Books don’t have ‘x hours to read’ notes on them, and while a movie has a run time or a TV programme has a slot, rarely do we decide on whether we are going to engage with them purely based on the time we have to commit to it. Yet online content has become so ubiquitous and the market so saturated with blogs, webinars, podcasts and more, that somewhere along the line it was decided that the best way to get people to read something was to tell them how much of their time they needed to give in exchange.

To me, this makes no sense. Of course there are of plenty of pieces of short form content that pack a punch and get the message across in a succinct way — but there are also plenty that say very little.
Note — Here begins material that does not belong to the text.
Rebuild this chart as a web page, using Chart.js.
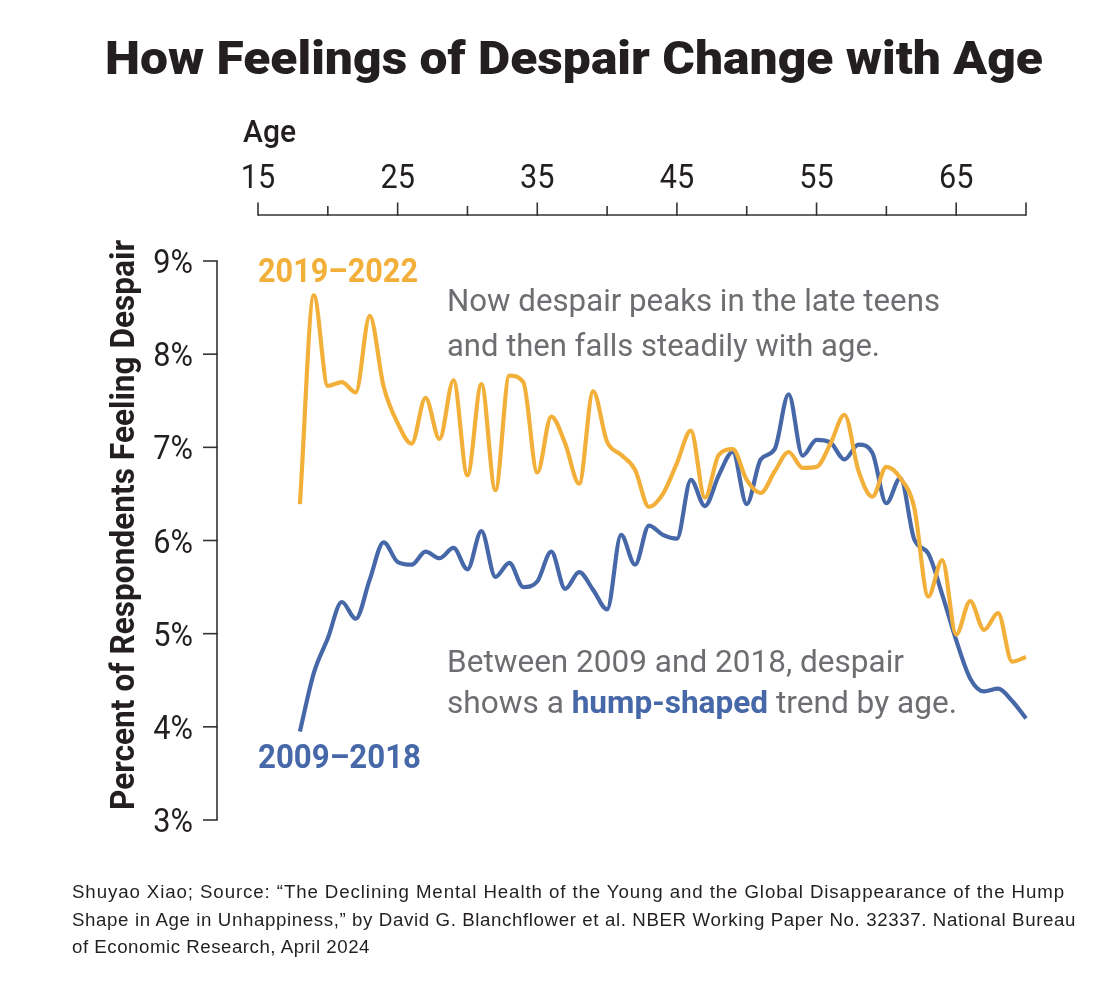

Long form content is equally as guilty of this. You can write 1,000 words and only 100 of them are worth reading or deliver any value. Don’t get me started on listicles — Buzzfeed has a lot to answer for on this front.

It’s easy to point a finger at social media and shortened attention spans for causing this need to justify long form content, but I think that’s far too simplistic and a lazy answer. True, sometimes you do just want to have a quick scan of 500 words, get the key information you need and move on, but I believe that if you’re sitting down to read something, you’ve already demonstrated your willingness to invest time. You’ve decided ‘I want to read this article’ and seeing that unhelpful little ’20 minutes to read’ could be the defining factor between clicking on it and not. If we see that and think ‘I haven’t got 20 minutes right now’ we don’t click on it. Doesn’t matter if it actually only takes you 10 minutes or less, you’ve been persuaded away from it.
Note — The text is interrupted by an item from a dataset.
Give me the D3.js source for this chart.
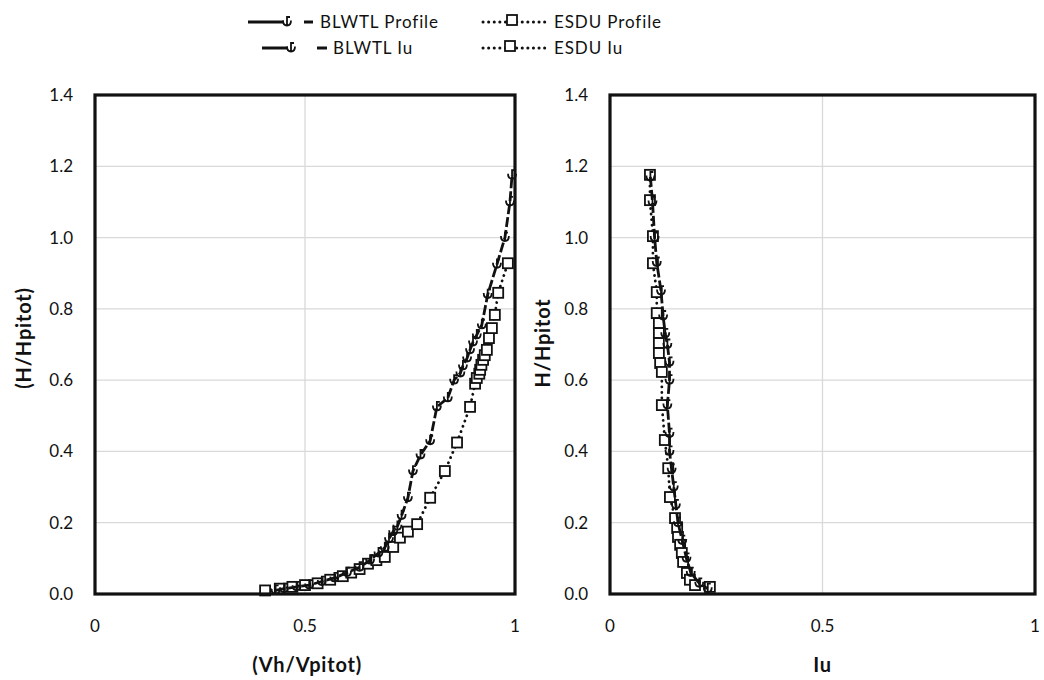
<!DOCTYPE html>
<html lang="en">
<head>
  <meta charset="UTF-8" />
  <title>BLWTL vs ESDU profiles</title>
  <style>
    body {
      margin: 0;
      background: white;
      font-family: "Lato", "Open Sans", sans-serif;
    }
    .tick-label {
      font-size: 17px;
      fill: #111;
    }
    .axis-title {
      font-size: 20px;
      font-weight: bold;
      fill: #111;
      letter-spacing: 0.8px;
    }
    .legend-label {
      font-size: 17px;
      fill: #111;
      letter-spacing: 0.9px;
    }
  </style>
</head>
<body>
  <svg width="1044" height="680"></svg>

  <script src="https://d3js.org/d3.v7.min.js"></script>
  <script>
    // ---- data ----
    const blwtlProfileX = [0.43, 0.45, 0.48, 0.51, 0.54, 0.57, 0.60, 0.63, 0.655, 0.675, 0.69, 0.70, 0.71, 0.72, 0.73, 0.745, 0.757, 0.775, 0.798, 0.814, 0.84, 0.855, 0.87, 0.876, 0.886, 0.893, 0.90, 0.909, 0.921, 0.935, 0.957, 0.976, 0.988, 0.993];
    const blwtlProfileY = [0.01, 0.015, 0.02, 0.025, 0.035, 0.045, 0.06, 0.075, 0.095, 0.115, 0.13, 0.155, 0.175, 0.19, 0.22, 0.27, 0.345, 0.39, 0.43, 0.525, 0.55, 0.60, 0.62, 0.64, 0.662, 0.685, 0.707, 0.727, 0.755, 0.84, 0.925, 1.0, 1.1, 1.175];

    const esduProfileX = [0.405, 0.44, 0.47, 0.50, 0.53, 0.56, 0.59, 0.61, 0.63, 0.65, 0.67, 0.69, 0.71, 0.726, 0.745, 0.767, 0.798, 0.833, 0.862, 0.893, 0.905, 0.909, 0.915, 0.917, 0.92, 0.924, 0.928, 0.933, 0.938, 0.945, 0.952, 0.96, 0.983];
    const esduProfileY = [0.01, 0.015, 0.02, 0.025, 0.03, 0.04, 0.05, 0.06, 0.07, 0.085, 0.095, 0.104, 0.132, 0.158, 0.175, 0.196, 0.27, 0.345, 0.425, 0.525, 0.59, 0.606, 0.618, 0.629, 0.643, 0.657, 0.67, 0.685, 0.718, 0.746, 0.783, 0.845, 0.928];

    const blwtlIuX = [0.095, 0.10, 0.105, 0.11, 0.12, 0.125, 0.13, 0.135, 0.14, 0.14, 0.135, 0.14, 0.14, 0.145, 0.15, 0.155, 0.16, 0.17, 0.18, 0.19, 0.21, 0.23];
    const blwtlIuY = [1.17, 1.1, 1.0, 0.93, 0.85, 0.78, 0.73, 0.70, 0.65, 0.60, 0.53, 0.45, 0.40, 0.35, 0.30, 0.25, 0.20, 0.15, 0.10, 0.06, 0.03, 0.015];

    const esduIuX = [0.094, 0.094, 0.101, 0.101, 0.11, 0.11, 0.115, 0.115, 0.115, 0.115, 0.118, 0.122, 0.122, 0.129, 0.137, 0.141, 0.153, 0.158, 0.16, 0.165, 0.169, 0.172, 0.181, 0.188, 0.20, 0.235];
    const esduIuY = [1.176, 1.105, 1.004, 0.928, 0.847, 0.788, 0.76, 0.732, 0.704, 0.676, 0.648, 0.623, 0.53, 0.432, 0.353, 0.272, 0.213, 0.185, 0.16, 0.138, 0.115, 0.09, 0.059, 0.04, 0.025, 0.02];

    const yTicks = [0, 0.2, 0.4, 0.6, 0.8, 1.0, 1.2, 1.4];
    const xTicks = [0, 0.5, 1];

    const svg = d3.select("svg");

    const plotTop = 95, plotBottom = 594;
    const y = d3.scaleLinear().domain([0, 1.4]).range([plotBottom, plotTop]);

    const panels = [
      {
        x0: 95, x1: 515, xTitle: "(Vh/Vpitot)", xTitleAt: 0.505, yTitle: "(H/Hpitot)", yTitleX: 24, yTitleY: 338,
        blwtl: d3.zip(blwtlProfileX, blwtlProfileY),
        esdu: d3.zip(esduProfileX, esduProfileY)
      },
      {
        x0: 610, x1: 1035, xTitle: "Iu", xTitleAt: 0.5, yTitle: "H/Hpitot", yTitleX: 543, yTitleY: 343,
        blwtl: d3.zip(blwtlIuX, blwtlIuY),
        esdu: d3.zip(esduIuX, esduIuY)
      }
    ];

    // BLWTL marker: small cup with stem
    const blwtlMarker = "M-4,-1.5 Q-4,3.5 0,3.5 Q4,3.5 4,-1.5 M0,3.5 L0,-5 L3,-5";

    function drawBlwtlMarker(g, px, py) {
      g.append("path")
        .attr("d", blwtlMarker)
        .attr("transform", `translate(${px},${py})`)
        .attr("fill", "none")
        .attr("stroke", "#111")
        .attr("stroke-width", 1.8);
    }

    function drawSquare(g, px, py) {
      g.append("rect")
        .attr("x", px - 5)
        .attr("y", py - 5)
        .attr("width", 10)
        .attr("height", 10)
        .attr("fill", "white")
        .attr("stroke", "#111")
        .attr("stroke-width", 1.8);
    }

    panels.forEach(p => {
      const x = d3.scaleLinear().domain([0, 1]).range([p.x0, p.x1]);
      const g = svg.append("g");

      // gridlines
      g.selectAll(".hgrid")
        .data(yTicks.filter(d => d > 0 && d < 1.4))
        .join("line")
          .attr("x1", p.x0).attr("x2", p.x1)
          .attr("y1", d => y(d)).attr("y2", d => y(d))
          .attr("stroke", "#d9d9d9")
          .attr("stroke-width", 1.3);

      g.append("line")
        .attr("x1", x(0.5)).attr("x2", x(0.5))
        .attr("y1", plotTop).attr("y2", plotBottom)
        .attr("stroke", "#d9d9d9")
        .attr("stroke-width", 1.3);

      // tick labels
      g.selectAll(".ylab")
        .data(yTicks)
        .join("text")
          .attr("class", "tick-label")
          .attr("x", p.x0 - 22)
          .attr("y", d => y(d) + 6)
          .attr("text-anchor", "end")
          .text(d => d.toFixed(1));

      g.selectAll(".xlab")
        .data(xTicks)
        .join("text")
          .attr("class", "tick-label")
          .attr("x", d => x(d))
          .attr("y", 632)
          .attr("text-anchor", "middle")
          .text(d => d);

      // titles
      g.append("text")
        .attr("class", "axis-title")
        .attr("x", x(p.xTitleAt))
        .attr("y", 672)
        .attr("text-anchor", "middle")
        .text(p.xTitle);

      g.append("text")
        .attr("class", "axis-title")
        .attr("transform", `translate(${p.yTitleX},${p.yTitleY}) rotate(-90)`)
        .attr("text-anchor", "middle")
        .attr("dy", "0.35em")
        .text(p.yTitle);

      // series lines
      const line = d3.line().x(d => x(d[0])).y(d => y(d[1]));

      g.append("path")
        .datum(p.esdu)
        .attr("d", line)
        .attr("fill", "none")
        .attr("stroke", "#111")
        .attr("stroke-width", 2.8)
        .attr("stroke-linecap", "round")
        .attr("stroke-dasharray", "0.1,5.5");

      p.esdu.forEach(d => drawSquare(g, x(d[0]), y(d[1])));

      g.append("path")
        .datum(p.blwtl)
        .attr("d", line)
        .attr("fill", "none")
        .attr("stroke", "#111")
        .attr("stroke-width", 2.8)
        .attr("stroke-dasharray", "10,3");

      p.blwtl.forEach(d => drawBlwtlMarker(g, x(d[0]), y(d[1])));

      // plot border
      g.append("rect")
        .attr("x", p.x0).attr("y", plotTop)
        .attr("width", p.x1 - p.x0).attr("height", plotBottom - plotTop)
        .attr("fill", "none")
        .attr("stroke", "#111")
        .attr("stroke-width", 3.2);
    });

    // legend
    const legend = svg.append("g");
    const legendItems = [
      { label: "BLWTL Profile", type: "blwtl", lx0: 248, lx1: 284, mx: 287, dx0: 304, dx1: 313, tx: 320, ty: 22 },
      { label: "ESDU Profile", type: "esdu", lx0: 483, lx1: 548, mx: 512, tx: 554, ty: 22 },
      { label: "BLWTL Iu", type: "blwtl", lx0: 262, lx1: 288, mx: 291, dx0: 317, dx1: 327, tx: 333, ty: 48 },
      { label: "ESDU Iu", type: "esdu", lx0: 483, lx1: 548, mx: 510, tx: 554, ty: 48 }
    ];

    legendItems.forEach(d => {
      if (d.type === "blwtl") {
        legend.append("line")
          .attr("x1", d.lx0).attr("x2", d.lx1)
          .attr("y1", d.ty).attr("y2", d.ty)
          .attr("stroke", "#111").attr("stroke-width", 3);
        legend.append("line")
          .attr("x1", d.dx0).attr("x2", d.dx1)
          .attr("y1", d.ty).attr("y2", d.ty)
          .attr("stroke", "#111").attr("stroke-width", 3);
        drawBlwtlMarker(legend, d.mx, d.ty);
      } else {
        legend.append("line")
          .attr("x1", d.lx0).attr("x2", d.lx1)
          .attr("y1", d.ty).attr("y2", d.ty)
          .attr("stroke", "#111").attr("stroke-width", 3)
          .attr("stroke-linecap", "round")
          .attr("stroke-dasharray", "0.1,5.5");
        drawSquare(legend, d.mx, d.ty - 2);
      }
      legend.append("text")
        .attr("class", "legend-label")
        .attr("x", d.tx)
        .attr("y", d.ty + 6)
        .text(d.label);
    });
  </script>
</body>
</html>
Side note: how is that figure generated? I’m a particularly fast reader and if I’m looking for specific information in an article I quite often skim read or use a search function to look for key phrases. What about people who use screen readers or similar reading-assistance tech? Is the ‘x minutes’ just an arbitrary number based on average time to read x number of words?

Perhaps the thing that annoys me most about quantifying a piece of content merely by the number of minutes it takes to read is that it treats the potential reader like a child, incapable of focusing on anything for longer than a pre-set time period. Good content, no matter how long or short it is, should capture you, draw you in and deliver that value.
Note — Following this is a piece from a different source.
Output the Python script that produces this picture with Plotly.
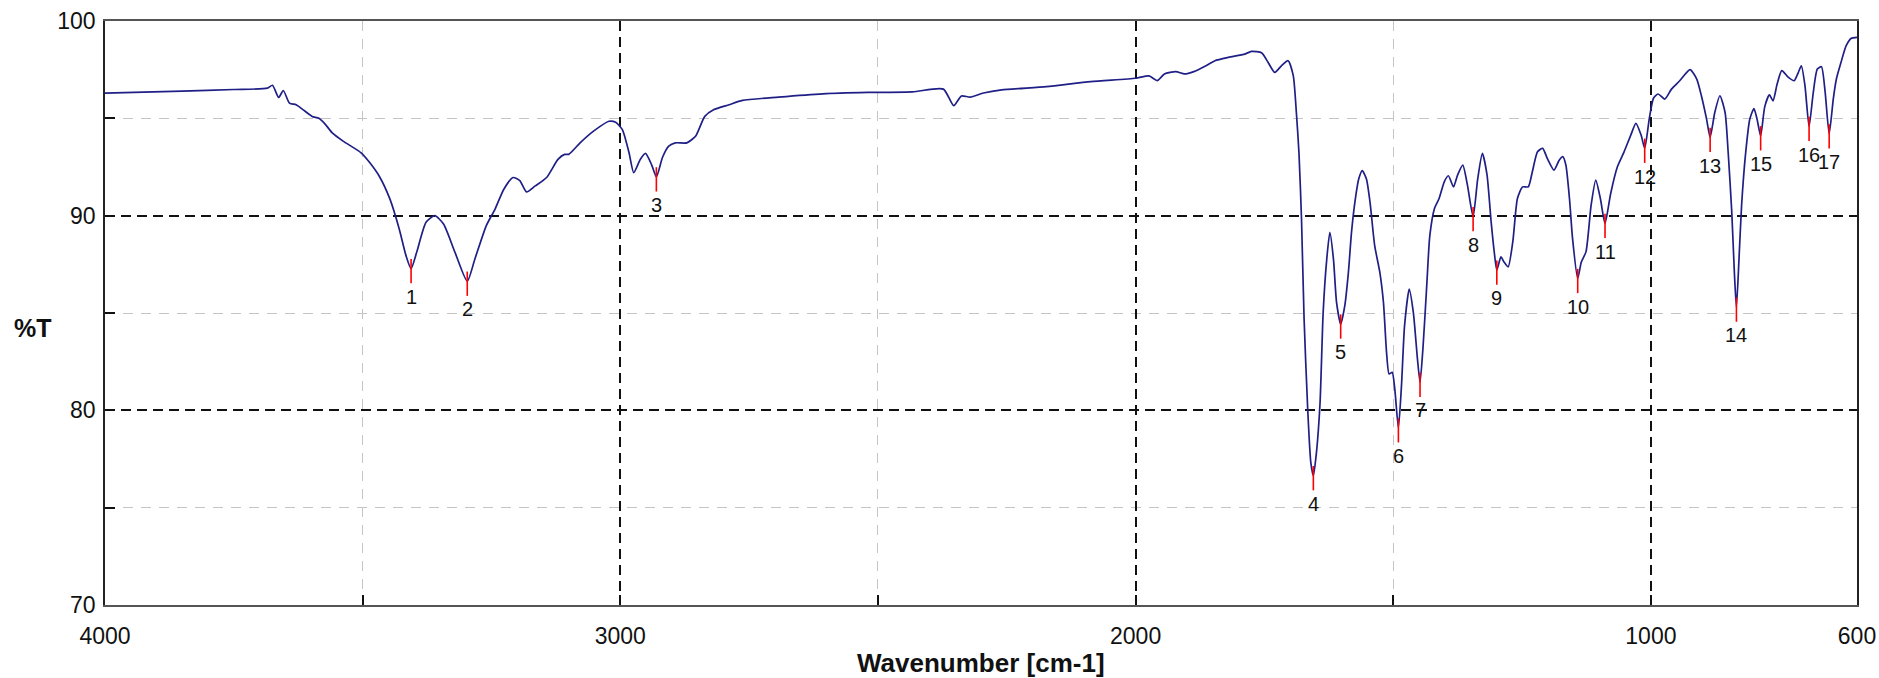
import plotly.graph_objects as go

# IR spectrum (wavenumber cm-1, %T)
wavenumber = [
    4000, 3850, 3750, 3685, 3675, 3663, 3654, 3642, 3629, 3616, 3598, 3585, 3572, 3559, 3538,
    3503, 3486, 3468, 3447, 3429, 3416, 3406, 3395, 3377, 3360, 3343, 3321, 3297, 3282, 3260,
    3243, 3226, 3208, 3195, 3182, 3165, 3143, 3121, 3108, 3100, 3078, 3052, 3022, 3009, 2996,
    2983, 2974, 2961, 2951, 2939, 2930, 2918, 2906, 2893, 2871, 2854, 2836, 2819, 2789, 2763,
    2693, 2607, 2520, 2433, 2373, 2353, 2338, 2321, 2295, 2260, 2173, 2087, 2000, 1974, 1958,
    1944, 1922, 1905, 1887, 1861, 1846, 1820, 1788, 1775, 1755, 1743, 1730, 1717, 1704, 1694,
    1688, 1683, 1678, 1673, 1666, 1660, 1655, 1649, 1642, 1636, 1629, 1623, 1616, 1610, 1602,
    1594, 1587, 1581, 1574, 1567, 1560, 1552, 1545, 1536, 1526, 1519, 1513, 1508, 1502, 1497,
    1490, 1484, 1478, 1469, 1461, 1453, 1448, 1442, 1435, 1429, 1420, 1411, 1401, 1393, 1383,
    1375, 1365, 1356, 1345, 1336, 1327, 1318, 1310, 1304, 1299, 1291, 1285, 1277, 1268, 1259,
    1249, 1238, 1230, 1220, 1210, 1201, 1188, 1178, 1171, 1165, 1158, 1152, 1142, 1135, 1126,
    1116, 1107, 1098, 1089, 1078, 1065, 1052, 1039, 1029, 1019, 1012, 1003, 995, 986, 973,
    960, 944, 924, 911, 902, 892, 885, 876, 866, 856, 850, 843, 838, 834, 829,
    824, 816, 808, 800, 794, 787, 779, 770, 763, 755, 746, 733, 722, 714, 708,
    701, 693, 685, 677, 669, 662, 654, 646, 640, 631, 621, 611, 600,
]
transmittance = [
    96.29, 96.40, 96.48, 96.55, 96.70, 96.07, 96.43, 95.78, 95.70, 95.45, 95.10, 95.00, 94.68, 94.25, 93.83,
    93.23, 92.72, 92.04, 90.85, 89.32, 87.96, 87.28, 88.13, 89.66, 90.00, 89.57, 88.13, 86.63, 87.79, 89.49,
    90.34, 91.36, 91.96, 91.80, 91.22, 91.53, 91.96, 92.89, 93.15, 93.15, 93.74, 94.34, 94.85, 94.80, 94.42,
    93.23, 92.21, 92.90, 93.20, 92.60, 91.99, 93.00, 93.57, 93.74, 93.74, 94.08, 95.10, 95.44, 95.70, 95.92,
    96.09, 96.26, 96.33, 96.36, 96.50, 95.65, 96.15, 96.09, 96.30, 96.46, 96.63, 96.89, 97.06, 97.18, 96.94,
    97.28, 97.40, 97.28, 97.40, 97.74, 97.96, 98.13, 98.30, 98.44, 98.36, 97.88, 97.36, 97.70, 97.96, 97.19,
    95.30, 93.25, 89.83, 84.69, 80.07, 77.33, 76.64, 77.84, 80.40, 85.03, 87.77, 89.14, 87.77, 85.55, 84.43,
    85.38, 87.09, 89.14, 90.77, 91.88, 92.31, 91.88, 90.68, 88.46, 87.09, 85.55, 82.98, 81.87, 81.95, 81.10,
    79.10, 81.27, 84.35, 86.23, 85.03, 82.64, 81.44, 83.32, 86.40, 88.97, 90.37, 90.88, 91.74, 92.05, 91.48,
    92.10, 92.60, 91.57, 89.95, 91.90, 93.20, 92.10, 89.68, 88.14, 87.20, 87.88, 87.62, 87.37, 88.65, 90.88,
    91.48, 91.48, 92.26, 93.28, 93.46, 92.94, 92.34, 92.85, 93.03, 92.60, 90.88, 88.82, 86.77, 87.62, 88.14,
    90.54, 91.83, 90.88, 89.60, 91.14, 92.51, 93.28, 94.14, 94.74, 94.14, 93.46, 95.00, 96.03, 96.25, 95.99,
    96.50, 96.93, 97.50, 97.02, 96.16, 94.97, 94.02, 95.30, 96.16, 95.30, 93.25, 90.17, 87.09, 85.30, 87.77,
    90.51, 93.25, 94.97, 95.50, 94.97, 94.10, 95.60, 96.20, 95.90, 96.76, 97.45, 97.10, 96.93, 97.35, 97.70,
    96.68, 94.58, 96.30, 97.53, 97.65, 96.40, 94.20, 96.00, 97.02, 97.88, 98.73, 99.11, 99.16,
]

# labelled peaks
peak_labels = [str(i) for i in range(1, 18)]
peak_wn = [3406, 3297, 2930, 1655, 1602, 1490, 1448, 1345, 1299, 1142, 1089, 1012, 885, 834, 787, 693, 654]
peak_t = [87.28, 86.63, 91.99, 76.64, 84.43, 79.10, 81.44, 89.95, 87.20, 86.77, 89.60, 93.46, 94.02, 85.30, 94.10, 94.58, 94.20]

x_ticks = [4000, 3000, 2000, 1000, 600]
x_minor = [3500, 2500, 1500]
y_ticks = [70, 80, 90, 100]
y_minor = [75, 85, 95]

FONT = "Liberation Sans, Arial, Helvetica, sans-serif"

fig = go.Figure()

fig.add_trace(go.Scatter(
    x=wavenumber, y=transmittance, mode="lines",
    line=dict(color="#1f1f86", width=1.7, shape="spline", smoothing=0.6),
    hoverinfo="x+y", showlegend=False,
))

# red peak markers
mx, my = [], []
for w, t in zip(peak_wn, peak_t):
    mx += [w, w, None]
    my += [t + 0.5, t - 0.75, None]
fig.add_trace(go.Scatter(x=mx, y=my, mode="lines", line=dict(color="#ff0000", width=1.6),
                         hoverinfo="skip", showlegend=False))

for lab, w, t in zip(peak_labels, peak_wn, peak_t):
    fig.add_annotation(x=w, y=t - 0.78, text=lab, showarrow=False, yanchor="top",
                       font=dict(family=FONT, size=20, color="#111"))

fig.add_annotation(x=-0.041, y=0.474, xref="paper", yref="paper", text="<b>%T</b>",
                   xanchor="center", yanchor="middle",
                   showarrow=False, font=dict(family=FONT, size=25, color="#111"))
fig.add_annotation(x=0.5, y=-0.099, xref="paper", yref="paper", text="<b>Wavenumber [cm-1]</b>",
                   xanchor="center", yanchor="middle",
                   showarrow=False, font=dict(family=FONT, size=26, color="#111"))

fig.update_xaxes(
    range=[4000, 600], tickvals=x_ticks, ticktext=[str(v) for v in x_ticks],
    showgrid=True, gridcolor="#111", griddash="10px,6px", gridwidth=1.5,
    ticks="inside", ticklen=10, tickcolor="#111", tickwidth=1.5,
    showline=True, linecolor="#555", linewidth=1.5, mirror=True,
    ticklabelstandoff=10, zeroline=False, automargin=False,
    tickfont=dict(family=FONT, size=23, color="#111"),
    minor=dict(tickvals=x_minor, ticks="inside", ticklen=10, tickcolor="#111",
               showgrid=True, gridcolor="#c4c4c4", griddash="10px,8px", gridwidth=1.4),
)
fig.update_yaxes(
    range=[70, 100], tickvals=y_ticks,
    showgrid=True, gridcolor="#111", griddash="10px,6px", gridwidth=1.5,
    ticks="inside", ticklen=10, tickcolor="#111", tickwidth=1.5,
    showline=True, linecolor="#222", linewidth=1.5, mirror=True,
    ticklabelstandoff=3, zeroline=False, automargin=False,
    tickfont=dict(family=FONT, size=23, color="#111"),
    minor=dict(tickvals=y_minor, ticks="inside", ticklen=10, tickcolor="#111",
               showgrid=True, gridcolor="#c4c4c4", griddash="10px,8px", gridwidth=1.4),
)

fig.update_layout(
    width=1879, height=678,
    margin=dict(l=105, r=22, t=21, b=73),
    paper_bgcolor="white", plot_bgcolor="white",
    showlegend=False,
)

# drop the browser's default 8px body margin so the figure fills the window
fig.write_html("out.html", config={"displayModeBar": False},
               post_script="document.body.style.margin='0';")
Some of the greatest books ever written are less than 200 pages — and some are well over 600. Both are great pieces of content because they’re not trying to be anything but what they are. It’s no good taking a 2,000 word blog and being told to make it 700 words for no reason other than length. Similarly, you can’t necessarily take a 300 word article and pad it out to 1,500 because you’re not adding anything if you could do it well in 300. Editors know the power of cutting words to improve writing, but there’s a difference between reducing word count for clarity and reducing word count because it’s ‘too long’.

When we reduce content to nothing more than the minutes it takes to read it, we’re devaluing the work of researchers and writers, and we’re doing readers a disservice. Many people are keen to engage with self-development, learn new skills, push their boundaries or reignite an old interest. They have the right mindset and mentality to sit down, read and engage with content, so why are we trying to warn them off by saying that they have to invest their time to learn something? They already know that — it’s why they’re looking for something to read!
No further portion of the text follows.